#### WHAT NEEDS TO BE DONE:
Using the material below, repeat exactly the lines from the one with "Write the TikZ code for this diagram." through the one with "(title) at (711,69)", ends included, without any images.

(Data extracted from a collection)
'''
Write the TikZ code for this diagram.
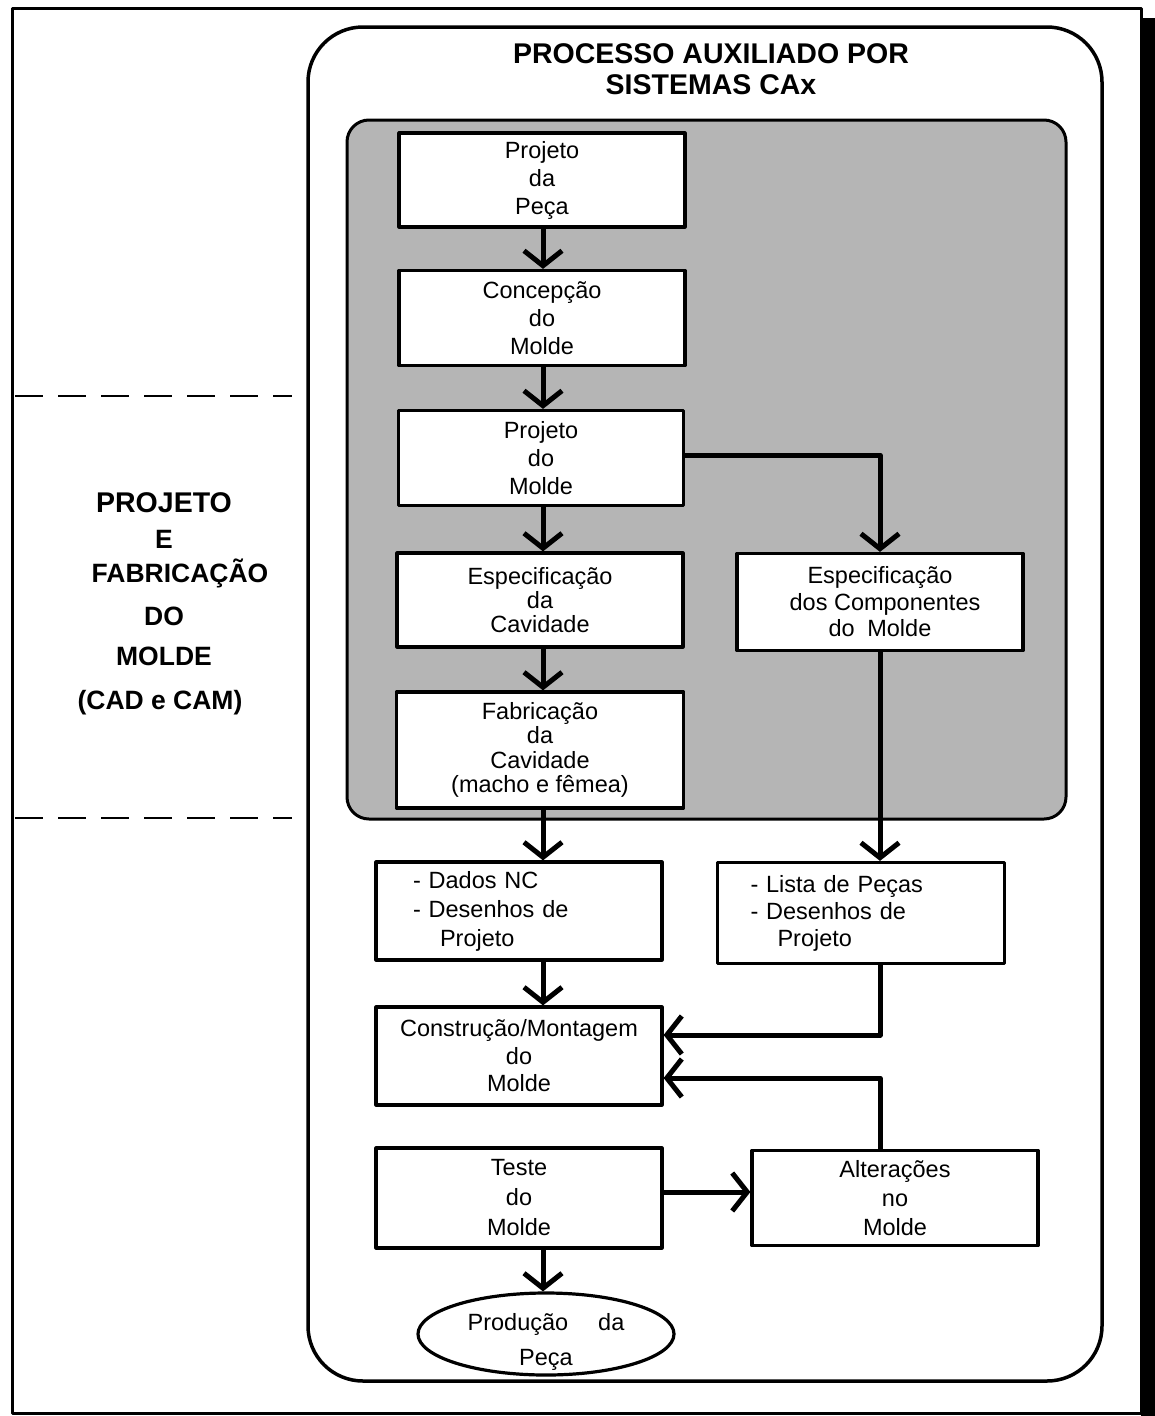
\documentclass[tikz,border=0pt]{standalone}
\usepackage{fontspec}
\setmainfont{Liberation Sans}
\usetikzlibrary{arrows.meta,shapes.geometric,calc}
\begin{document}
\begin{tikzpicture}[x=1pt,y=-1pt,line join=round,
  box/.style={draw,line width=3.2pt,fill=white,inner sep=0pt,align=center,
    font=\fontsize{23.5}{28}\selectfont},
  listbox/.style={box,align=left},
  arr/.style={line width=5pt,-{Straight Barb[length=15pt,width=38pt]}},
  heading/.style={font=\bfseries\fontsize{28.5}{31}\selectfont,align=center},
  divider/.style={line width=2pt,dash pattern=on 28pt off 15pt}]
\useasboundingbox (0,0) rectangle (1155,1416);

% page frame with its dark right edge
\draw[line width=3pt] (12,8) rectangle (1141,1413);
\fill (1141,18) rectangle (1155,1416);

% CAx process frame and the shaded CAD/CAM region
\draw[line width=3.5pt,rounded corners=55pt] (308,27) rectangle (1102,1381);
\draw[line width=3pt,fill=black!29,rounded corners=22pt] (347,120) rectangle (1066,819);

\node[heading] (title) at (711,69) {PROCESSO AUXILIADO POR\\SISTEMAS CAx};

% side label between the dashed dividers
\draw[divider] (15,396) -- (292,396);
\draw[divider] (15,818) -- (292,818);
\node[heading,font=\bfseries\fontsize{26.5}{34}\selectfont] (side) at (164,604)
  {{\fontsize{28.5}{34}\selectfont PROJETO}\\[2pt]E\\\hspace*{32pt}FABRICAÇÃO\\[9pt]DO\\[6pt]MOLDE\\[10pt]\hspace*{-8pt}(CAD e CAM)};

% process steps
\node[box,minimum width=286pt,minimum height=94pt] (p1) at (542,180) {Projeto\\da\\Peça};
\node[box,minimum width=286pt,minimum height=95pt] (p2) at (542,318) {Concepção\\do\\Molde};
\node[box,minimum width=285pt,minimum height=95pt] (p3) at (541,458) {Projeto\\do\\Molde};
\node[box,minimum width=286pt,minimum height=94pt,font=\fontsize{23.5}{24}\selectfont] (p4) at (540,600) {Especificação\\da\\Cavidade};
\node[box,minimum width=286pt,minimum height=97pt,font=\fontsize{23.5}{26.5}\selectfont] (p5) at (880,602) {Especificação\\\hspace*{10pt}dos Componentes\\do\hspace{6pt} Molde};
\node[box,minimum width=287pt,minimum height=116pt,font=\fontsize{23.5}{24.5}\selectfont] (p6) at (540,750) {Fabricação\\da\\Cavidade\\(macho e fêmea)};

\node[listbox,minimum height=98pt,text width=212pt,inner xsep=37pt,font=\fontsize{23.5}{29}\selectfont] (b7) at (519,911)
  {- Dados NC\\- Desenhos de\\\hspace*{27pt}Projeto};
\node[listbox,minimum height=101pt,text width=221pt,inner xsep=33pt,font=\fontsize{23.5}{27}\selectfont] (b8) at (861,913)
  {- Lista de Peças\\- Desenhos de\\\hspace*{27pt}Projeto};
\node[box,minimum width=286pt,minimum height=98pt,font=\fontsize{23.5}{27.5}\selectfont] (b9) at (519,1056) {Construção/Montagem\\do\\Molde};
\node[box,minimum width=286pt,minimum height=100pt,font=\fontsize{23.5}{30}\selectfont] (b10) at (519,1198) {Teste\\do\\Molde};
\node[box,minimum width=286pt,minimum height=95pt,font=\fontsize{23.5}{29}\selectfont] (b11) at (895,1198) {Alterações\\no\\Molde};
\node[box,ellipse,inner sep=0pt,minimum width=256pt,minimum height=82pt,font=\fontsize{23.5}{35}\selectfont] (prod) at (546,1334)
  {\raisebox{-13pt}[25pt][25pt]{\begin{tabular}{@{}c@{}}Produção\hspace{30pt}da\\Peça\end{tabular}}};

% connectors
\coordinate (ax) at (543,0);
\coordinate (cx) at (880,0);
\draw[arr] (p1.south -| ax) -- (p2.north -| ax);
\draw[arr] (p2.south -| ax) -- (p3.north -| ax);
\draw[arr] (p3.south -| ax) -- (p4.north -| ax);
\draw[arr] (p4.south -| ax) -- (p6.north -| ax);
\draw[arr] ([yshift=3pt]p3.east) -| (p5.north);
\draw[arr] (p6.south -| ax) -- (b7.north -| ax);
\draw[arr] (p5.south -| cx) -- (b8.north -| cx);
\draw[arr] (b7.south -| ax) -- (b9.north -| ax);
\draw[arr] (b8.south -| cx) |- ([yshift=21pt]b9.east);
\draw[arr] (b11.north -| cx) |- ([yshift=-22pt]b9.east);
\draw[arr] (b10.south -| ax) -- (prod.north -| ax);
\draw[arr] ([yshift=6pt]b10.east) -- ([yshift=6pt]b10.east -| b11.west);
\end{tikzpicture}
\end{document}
'''
'''
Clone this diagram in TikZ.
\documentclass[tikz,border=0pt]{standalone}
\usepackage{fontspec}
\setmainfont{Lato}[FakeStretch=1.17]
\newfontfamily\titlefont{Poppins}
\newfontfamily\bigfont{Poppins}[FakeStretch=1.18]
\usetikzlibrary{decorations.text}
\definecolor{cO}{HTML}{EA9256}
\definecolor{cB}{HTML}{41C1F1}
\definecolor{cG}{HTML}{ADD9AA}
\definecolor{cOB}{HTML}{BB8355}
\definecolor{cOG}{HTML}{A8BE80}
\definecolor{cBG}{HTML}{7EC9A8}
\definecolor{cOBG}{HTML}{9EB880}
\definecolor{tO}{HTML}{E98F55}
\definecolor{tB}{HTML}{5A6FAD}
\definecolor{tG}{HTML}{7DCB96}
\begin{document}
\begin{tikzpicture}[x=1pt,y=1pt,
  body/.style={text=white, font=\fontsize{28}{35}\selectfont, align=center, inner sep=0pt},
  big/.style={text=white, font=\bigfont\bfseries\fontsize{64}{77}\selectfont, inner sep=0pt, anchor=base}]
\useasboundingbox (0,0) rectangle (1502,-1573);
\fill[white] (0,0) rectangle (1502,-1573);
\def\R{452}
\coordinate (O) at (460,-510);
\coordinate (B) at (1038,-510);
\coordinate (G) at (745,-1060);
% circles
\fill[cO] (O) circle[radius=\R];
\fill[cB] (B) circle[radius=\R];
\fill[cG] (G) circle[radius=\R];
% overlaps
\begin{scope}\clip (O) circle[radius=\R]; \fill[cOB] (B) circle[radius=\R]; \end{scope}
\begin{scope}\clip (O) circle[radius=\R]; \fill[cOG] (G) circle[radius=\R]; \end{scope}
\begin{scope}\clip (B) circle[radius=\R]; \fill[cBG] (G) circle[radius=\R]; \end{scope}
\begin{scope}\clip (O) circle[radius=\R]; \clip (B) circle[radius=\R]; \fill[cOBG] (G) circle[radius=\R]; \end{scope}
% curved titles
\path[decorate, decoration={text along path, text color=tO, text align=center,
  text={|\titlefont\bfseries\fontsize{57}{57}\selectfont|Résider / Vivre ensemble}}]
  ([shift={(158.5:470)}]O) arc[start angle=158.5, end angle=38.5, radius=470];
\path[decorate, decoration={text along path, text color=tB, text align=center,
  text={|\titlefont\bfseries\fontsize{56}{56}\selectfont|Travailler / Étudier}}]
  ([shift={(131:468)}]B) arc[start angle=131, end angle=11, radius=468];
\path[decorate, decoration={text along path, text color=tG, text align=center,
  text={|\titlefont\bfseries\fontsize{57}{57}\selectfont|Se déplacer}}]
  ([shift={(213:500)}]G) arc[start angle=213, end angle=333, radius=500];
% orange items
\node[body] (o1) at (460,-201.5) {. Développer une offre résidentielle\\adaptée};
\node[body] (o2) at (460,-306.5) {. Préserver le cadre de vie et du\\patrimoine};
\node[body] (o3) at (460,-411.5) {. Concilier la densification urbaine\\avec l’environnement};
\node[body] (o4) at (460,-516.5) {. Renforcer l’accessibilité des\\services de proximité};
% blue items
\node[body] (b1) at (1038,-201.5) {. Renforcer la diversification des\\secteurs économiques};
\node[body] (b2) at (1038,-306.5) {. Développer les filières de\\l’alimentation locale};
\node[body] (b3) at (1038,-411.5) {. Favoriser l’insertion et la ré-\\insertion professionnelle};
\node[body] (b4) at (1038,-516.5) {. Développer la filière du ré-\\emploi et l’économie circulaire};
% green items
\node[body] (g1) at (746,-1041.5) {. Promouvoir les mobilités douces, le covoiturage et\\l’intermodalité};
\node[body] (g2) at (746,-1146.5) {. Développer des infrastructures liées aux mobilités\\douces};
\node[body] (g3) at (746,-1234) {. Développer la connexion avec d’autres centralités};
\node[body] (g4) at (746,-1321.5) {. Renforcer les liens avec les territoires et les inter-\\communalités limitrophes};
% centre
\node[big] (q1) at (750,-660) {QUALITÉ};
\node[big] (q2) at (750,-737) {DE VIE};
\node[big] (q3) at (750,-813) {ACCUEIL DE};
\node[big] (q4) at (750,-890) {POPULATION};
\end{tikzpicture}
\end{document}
'''
#### SOLVED PROBLEM:
Write the TikZ code for this diagram.
\documentclass[tikz,border=0pt]{standalone}
\usepackage{fontspec}
\setmainfont{Liberation Sans}
\usetikzlibrary{arrows.meta,shapes.geometric,calc}
\begin{document}
\begin{tikzpicture}[x=1pt,y=-1pt,line join=round,
  box/.style={draw,line width=3.2pt,fill=white,inner sep=0pt,align=center,
    font=\fontsize{23.5}{28}\selectfont},
  listbox/.style={box,align=left},
  arr/.style={line width=5pt,-{Straight Barb[length=15pt,width=38pt]}},
  heading/.style={font=\bfseries\fontsize{28.5}{31}\selectfont,align=center},
  divider/.style={line width=2pt,dash pattern=on 28pt off 15pt}]
\useasboundingbox (0,0) rectangle (1155,1416);

% page frame with its dark right edge
\draw[line width=3pt] (12,8) rectangle (1141,1413);
\fill (1141,18) rectangle (1155,1416);

% CAx process frame and the shaded CAD/CAM region
\draw[line width=3.5pt,rounded corners=55pt] (308,27) rectangle (1102,1381);
\draw[line width=3pt,fill=black!29,rounded corners=22pt] (347,120) rectangle (1066,819);

\node[heading] (title) at (711,69) {PROCESSO AUXILIADO POR\\SISTEMAS CAx};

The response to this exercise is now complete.